State Minister in the PM's Office for Regional Admin. and Local Govt.
- In office 7 May 2012 – 5 November 2015
- Prime Minister: Mizengo Pinda
- Preceded by: George Mkuchika

State Minister in the President's Office for Public Service and Management
- In office 4 January 2006 – 7 May 2012
- President: Jakaya Kikwete

Member of Parliament for Mtwara Rural
- Incumbent
- Assumed office December 2005
- Preceded by: Abdillahi Namkulala

Personal details
- Born: 10 January 1966 (age 60) Mtwara Region, Tanzania
- Party: CCM
- Alma mater: Mzumbe University (AdvDip) Sokoine University (MA)

= Hawa Ghasia =

Tanzanian politician

Hawa Abdulrahman Ghasia (born 10 January 1966) is a Tanzanian politician belonging to the ruling Chama Cha Mapinduzi (CCM) party and a three-term Member of Parliament for Mtwara Rural constituency since 2005. She is the former Minister of State in the Prime Minister's Office for Regional Administration and Local Government.

==Background==
Ghasia was born on 10 January 1966. She completed her schooling at Ndanda Secondary School in 1989. She received an advanced diploma from the Institute of Development Management - Mzumbe in 1995. She received her master's degree from the Sokoine University of Agriculture in 2003. She had a long career as an economic planner working for the Mtwara town council and the Maasai district council between 1992 and 2005.

==Political career==
Ghasia was nominated as the CCM candidate for Mtwara Rural District in the 2005 parliamentary election, receiving 529 votes and defeating four other candidates for the nomination, including Juma Chinavati with 372 votes and incumbent Abdillahi Namkulala with 135 votes.

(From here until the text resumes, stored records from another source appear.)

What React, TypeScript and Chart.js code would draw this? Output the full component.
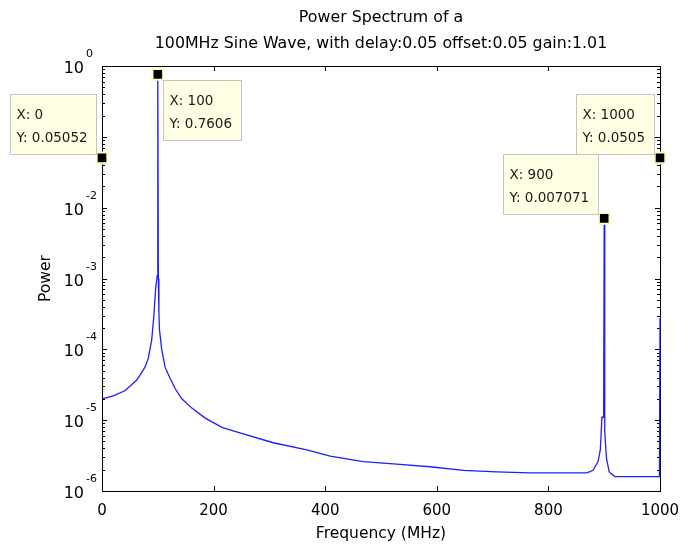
import React, { useEffect, useRef } from "react";
import { Chart, registerables } from "chart.js";

Chart.register(...registerables);

// Spectrum curve (frequency in MHz, power)
const freq = [0, 20, 41, 61, 68, 77, 83, 89, 93, 96, 99, 100, 101, 102, 103, 107, 113, 122, 131, 143, 161, 185, 215, 247, 307, 367, 409, 468, 528, 588, 648, 707, 767, 869, 880, 889, 893, 896, 899, 900, 901, 904, 909, 919, 999, 1000];
const power = [2.0e-5, 2.2e-5, 2.6e-5, 3.6e-5, 4.3e-5, 5.6e-5, 7.5e-5, 1.35e-4, 3.0e-4, 7.0e-4, 1.1e-3, 0.7606, 1.0e-3, 3.2e-4, 1.9e-4, 1.0e-4, 5.6e-5, 3.9e-5, 2.8e-5, 2.0e-5, 1.48e-5, 1.07e-5, 7.9e-6, 6.6e-6, 4.8e-6, 3.8e-6, 3.1e-6, 2.6e-6, 2.4e-6, 2.2e-6, 1.96e-6, 1.86e-6, 1.8e-6, 1.8e-6, 1.96e-6, 2.6e-6, 3.8e-6, 1.1e-5, 1.1e-5, 0.007071, 6.9e-6, 2.9e-6, 1.86e-6, 1.6e-6, 1.6e-6, 2.8e-4];

// Data tips
const tipX = [0, 100, 900, 1000];
const tipY = [0.05052, 0.7606, 0.007071, 0.0505];
const tipLabelY = ["0.05052", "0.7606", "0.007071", "0.0505"];

// Axis ticks
const xTicks = [0, 200, 400, 600, 800, 1000];
const yExponents = [-6, -5, -4, -3, -2, -1, 0];

const titleLines = ["Power Spectrum of a", "100MHz Sine Wave, with delay:0.05 offset:0.05 gain:1.01"];
const xTitle = "Frequency (MHz)";
const yTitle = "Power";

const FONT = "'DejaVu Sans', sans-serif";

export default function App() {
  const ref = useRef<HTMLCanvasElement | null>(null);

  useEffect(() => {
    const canvas = ref.current;
    if (!canvas) return;

    const axesPlugin = {
      id: "matlabAxes",
      beforeDatasetsDraw(chart: any) {
        const ctx = chart.ctx;
        const xs = chart.scales.x;
        const ys = chart.scales.y;
        const a = chart.chartArea;
        ctx.save();
        ctx.strokeStyle = "#000";
        ctx.lineWidth = 1;
        ctx.strokeRect(Math.round(a.left) + 0.5, Math.round(a.top) + 0.5, Math.round(a.right - a.left), Math.round(a.bottom - a.top));
        ctx.beginPath();
        for (const t of xTicks) {
          const px = Math.round(xs.getPixelForValue(t)) + 0.5;
          ctx.moveTo(px, a.bottom);
          ctx.lineTo(px, a.bottom - 5);
          ctx.moveTo(px, a.top);
          ctx.lineTo(px, a.top + 5);
        }
        for (const e of yExponents) {
          const py = Math.round(ys.getPixelForValue(Math.pow(10, e))) + 0.5;
          ctx.moveTo(a.left, py);
          ctx.lineTo(a.left + 5, py);
          ctx.moveTo(a.right, py);
          ctx.lineTo(a.right - 5, py);
          if (e < 0) {
            for (let m = 2; m <= 9; m++) {
              const pm = Math.round(ys.getPixelForValue(m * Math.pow(10, e))) + 0.5;
              ctx.moveTo(a.left, pm);
              ctx.lineTo(a.left + 3, pm);
              ctx.moveTo(a.right, pm);
              ctx.lineTo(a.right - 3, pm);
            }
          }
        }
        ctx.stroke();

        ctx.fillStyle = "#000";
        ctx.font = `15px ${FONT}`;
        ctx.textAlign = "center";
        ctx.textBaseline = "alphabetic";
        for (const t of xTicks) {
          ctx.fillText(String(t), xs.getPixelForValue(t), 515);
        }
        for (const e of yExponents) {
          const py = ys.getPixelForValue(Math.pow(10, e));
          ctx.font = `16px ${FONT}`;
          ctx.textAlign = "right";
          ctx.fillText("10", 84, py + 7);
          ctx.font = `11px ${FONT}`;
          ctx.textAlign = "left";
          ctx.fillText(e === 0 ? "0" : "-" + Math.abs(e), 86, py - 9);
        }
        ctx.font = `15.8px ${FONT}`;
        ctx.textAlign = "center";
        ctx.textBaseline = "middle";
        const cx = (a.left + a.right) / 2;
        ctx.fillText(titleLines[0], cx, 18);
        ctx.fillText(titleLines[1], cx, 44);
        ctx.font = `15.5px ${FONT}`;
        ctx.fillText(xTitle, cx, 534);
        ctx.save();
        ctx.translate(46, (a.top + a.bottom) / 2);
        ctx.rotate(-Math.PI / 2);
        ctx.fillText(yTitle, 0, 0);
        ctx.restore();
        ctx.restore();
      },
      afterDatasetsDraw(chart: any) {
        const ctx = chart.ctx;
        const xs = chart.scales.x;
        const ys = chart.scales.y;
        ctx.save();
        ctx.font = `13.5px ${FONT}`;
        ctx.textAlign = "left";
        ctx.textBaseline = "middle";
        tipX.forEach((tx, i) => {
          const px = xs.getPixelForValue(tx);
          const py = ys.getPixelForValue(tipY[i]);
          const l1 = "X: " + tx;
          const l2 = "Y: " + tipLabelY[i];
          const w = Math.round(Math.max(ctx.measureText(l1).width, ctx.measureText(l2).width) + 15);
          const h = 60;
          let bx: number, by: number;
          if (i === 1) {
            bx = px + 5;
            by = py + 6;
          } else {
            bx = px - 6 - w;
            by = py - 4 - h;
          }
          bx = Math.round(bx) + 0.5;
          by = Math.round(by) + 0.5;
          ctx.fillStyle = "#ffffe3";
          ctx.fillRect(bx, by, w, h);
          ctx.strokeStyle = "#c4c4c4";
          ctx.lineWidth = 1;
          ctx.strokeRect(bx, by, w, h);
          ctx.fillStyle = "#1a1a1a";
          ctx.fillText(l1, bx + 6, by + 21);
          ctx.fillText(l2, bx + 6, by + 44);
        });
        ctx.restore();
      },
    };

    const chart = new Chart(canvas, {
      type: "line",
      data: {
        datasets: [
          {
            label: "tips",
            data: tipX.map((x, i) => ({ x, y: tipY[i] })),
            showLine: false,
            pointStyle: "rect",
            pointRadius: 7.5,
            pointBackgroundColor: "#000",
            pointBorderColor: "#fffbc0",
            pointBorderWidth: 2,
            clip: false,
            order: 0,
          } as any,
          {
            label: "spectrum",
            data: freq.map((f, i) => ({ x: f, y: power[i] })),
            borderColor: "rgb(30,30,255)",
            borderWidth: 1.3,
            pointRadius: 0,
            tension: 0,
            fill: false,
            clip: 1,
            order: 1,
          } as any,
        ],
      },
      options: {
        responsive: false,
        animation: false,
        events: [],
        layout: { padding: { left: 102, top: 66, right: 21, bottom: 56 } },
        plugins: { legend: { display: false }, tooltip: { enabled: false }, title: { display: false } },
        scales: {
          x: { type: "linear", min: 0, max: 1000, display: false },
          y: { type: "logarithmic", min: 1e-6, max: 1, display: false },
        },
      },
      plugins: [axesPlugin],
    });
    return () => chart.destroy();
  }, []);

  return (
    <div style={{ position: "absolute", left: 0, top: 0, width: 681, height: 547, background: "#fff" }}>
      <canvas ref={ref} width={681} height={547} />
    </div>
  );
}
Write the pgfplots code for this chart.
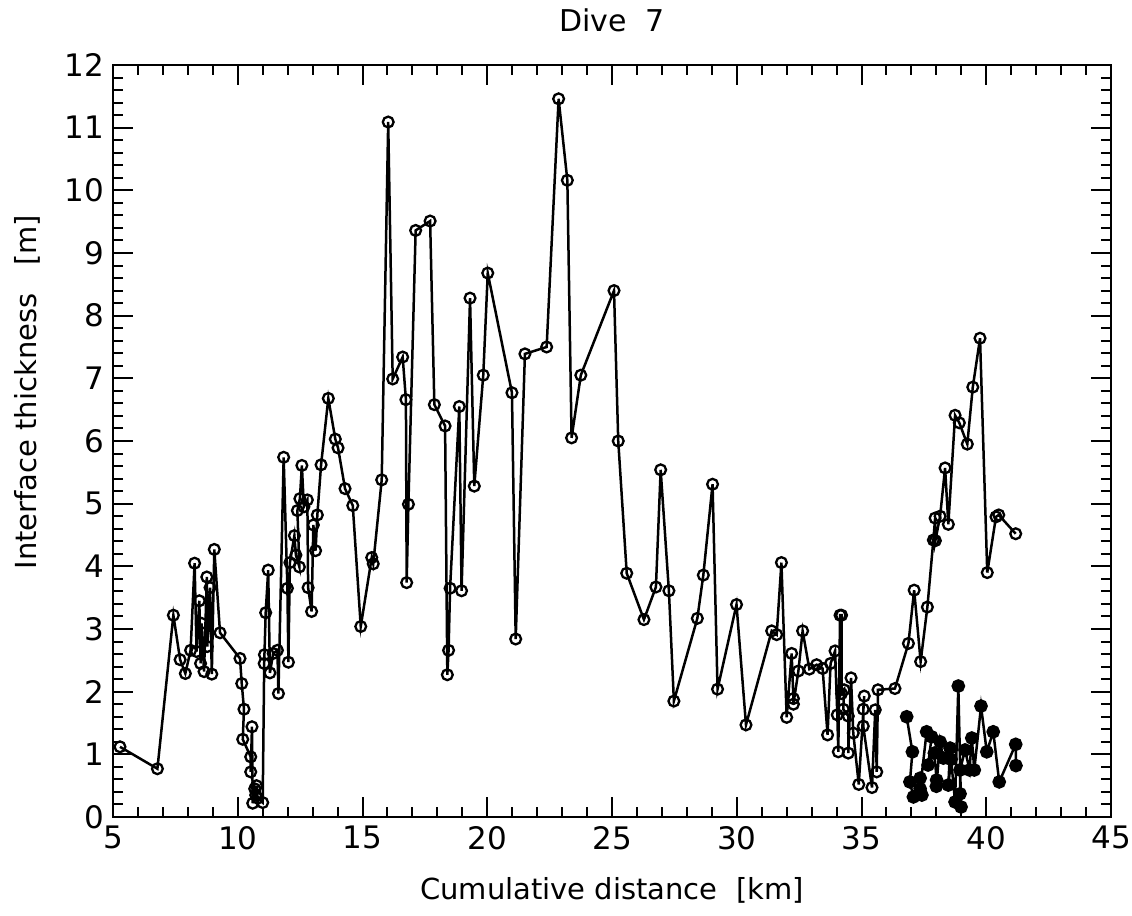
\documentclass[border=0pt]{standalone}
\usepackage{pgfplots}
\pgfplotsset{compat=1.18}
\usepackage{fontspec}
\setmainfont{DejaVu Sans}
\begin{document}
\begin{tikzpicture}
\begin{axis}[
  scale only axis,
  width=499pt, height=376pt,
  xmin=5, xmax=45, ymin=0, ymax=12,
  xtick={5,10,...,45}, ytick={0,1,...,12},
  minor x tick num=4, minor y tick num=4,
  tick align=inside,
  major tick length=10pt, minor tick length=5pt,
  tick style={black, line width=1pt},
  axis line style={line width=1.1pt},
  /pgf/number format/assume math mode=true,
  tick label style={font=\fontsize{15.5}{18}\selectfont},
  xticklabel style={yshift=-1pt},
  yticklabel style={xshift=-1pt},
  label style={font=\fontsize{14.5}{17}\selectfont},
  title style={font=\fontsize{15}{18}\selectfont, yshift=7pt},
  title={Dive\ \ 7},
  xlabel={Cumulative distance\ \ [km]},
  ylabel={Interface thickness\ \ \ [m]},
  xlabel style={at={(axis description cs:0.5,-0.097)}, anchor=center},
  ylabel style={at={(axis description cs:-0.086,0.565)}, anchor=center},
]
\addplot[black, line width=1.25pt, mark=o, mark size=2.7pt, mark options={line width=1.15pt}] coordinates {
(5.28,1.12) (6.78,0.77) (7.42,3.22) (7.69,2.51) (7.90,2.29) (8.11,2.66) (8.27,4.05)
(8.35,2.64) (8.46,3.45) (8.51,2.45) (8.55,3.09) (8.65,2.32) (8.76,3.83) (8.78,2.72)
(8.89,3.66) (8.96,2.28) (9.06,4.27) (9.29,2.94) (10.09,2.53) (10.16,2.13) (10.25,1.72)
(10.20,1.24) (10.52,0.96) (10.52,0.72) (10.57,1.44) (10.60,0.22) (10.68,0.45) (10.72,0.35)
(10.75,0.50) (10.80,0.30) (11.00,0.23) (11.06,2.45) (11.07,2.59) (11.12,3.26) (11.22,3.94)
(11.29,2.30) (11.42,2.61) (11.59,2.66) (11.63,1.97) (11.84,5.74) (11.99,3.65) (12.03,2.47)
(12.09,4.06) (12.27,4.49) (12.33,4.18) (12.47,3.99) (12.39,4.89) (12.49,5.08) (12.57,5.61)
(12.65,4.95) (12.79,5.06) (12.82,3.66) (12.96,3.28) (13.03,4.66) (13.12,4.25) (13.19,4.82)
(13.34,5.62) (13.63,6.68) (13.91,6.03) (14.02,5.89) (14.30,5.24) (14.61,4.97) (14.93,3.04)
(15.37,4.14) (15.43,4.04) (15.77,5.38) (16.03,11.09) (16.21,6.99) (16.61,7.34) (16.74,6.66)
(16.77,3.74) (16.84,4.99) (17.13,9.36) (17.71,9.51) (17.88,6.58) (18.31,6.24) (18.40,2.27)
(18.45,2.66) (18.51,3.65) (18.88,6.55) (18.97,3.61) (19.31,8.28) (19.48,5.28) (19.84,7.05)
(20.02,8.68) (20.99,6.77) (21.14,2.84) (21.51,7.39) (22.38,7.50) (22.86,11.46) (23.21,10.16)
(23.38,6.05) (23.75,7.05) (25.08,8.40) (25.25,6.00) (25.59,3.89) (26.28,3.15) (26.76,3.67)
(26.95,5.54) (27.28,3.61) (27.48,1.85) (28.42,3.17) (28.66,3.86) (29.03,5.31) (29.23,2.04)
(29.99,3.39) (30.37,1.47) (31.40,2.97) (31.60,2.91) (31.79,4.06) (32.00,1.59) (32.20,2.61)
(32.27,1.89) (32.27,1.80) (32.47,2.33) (32.64,2.97) (32.91,2.36) (33.20,2.43) (33.44,2.37)
(33.64,1.31) (33.76,2.45) (33.94,2.65) (34.03,1.63) (34.07,1.04) (34.14,3.22) (34.20,3.22)
(34.20,1.97) (34.30,2.03) (34.27,1.72) (34.47,1.61) (34.47,1.02) (34.58,2.22) (34.67,1.34)
(34.89,0.52) (35.11,1.93) (35.07,1.72) (35.07,1.45) (35.42,0.47) (35.55,1.71) (35.61,0.72)
(35.66,2.03) (36.34,2.05) (36.88,2.77) (37.11,3.62) (37.37,2.48) (37.64,3.35) (37.88,4.42)
(37.95,4.77) (37.96,4.41) (38.15,4.80) (38.35,5.57) (38.48,4.67) (38.75,6.41) (38.92,6.29)
(39.24,5.95) (39.46,6.86) (39.75,7.64) (40.04,3.90) (40.39,4.79) (40.50,4.82) (41.18,4.52)
};
\addplot[black, line width=1.25pt, mark=*, mark size=2.8pt] coordinates {
(36.81,1.60) (37.04,1.04) (36.94,0.56) (37.08,0.32) (37.35,0.62) (37.42,0.35) (37.35,0.45)
(37.61,1.36) (37.81,1.28) (37.67,0.83) (37.92,1.02) (38.01,0.59) (38.00,0.49) (38.15,1.20)
(38.28,0.94) (38.55,1.10) (38.48,0.51) (38.59,0.92) (38.75,0.24) (38.88,2.09) (38.99,0.16)
(38.95,0.37) (38.95,0.75) (39.15,1.07) (39.33,0.75) (39.42,1.26) (39.52,0.75) (39.79,1.77)
(40.02,1.04) (40.28,1.36) (40.52,0.56) (41.18,1.16) (41.19,0.82)
};
\end{axis}
\pgfresetboundingbox
\path[use as bounding box] (current axis.south west) ++(-56.5pt,-49pt) rectangle ([shift={(10.5pt,32.5pt)}]current axis.north east);
\end{tikzpicture}
\end{document}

Following the election, in 2006, she was appointed as Minister of State in the President's Office for Public Service and Management and served in this role until 2012. Between 2012 and 2015, she served as a Minister in the Prime Minister's Office for Regional Administration and Local Government.

In the 2015 parliamentary election, Ghasia was in a close race, defeating Suleiman Fadhili of CHADEMA by a vote margin of 24,258 to 22,615 votes. Her election was challenged in court with the petitioners alleging irregularities and fraud in voting and vote counting. The case was dismissed as the application was filed one day too late.

She did not receive a ministerial portfolio in the new President John Magufuli's administration. Instead, Ghasia is the chairperson of the Parliamentary Standing Committee on the Budget.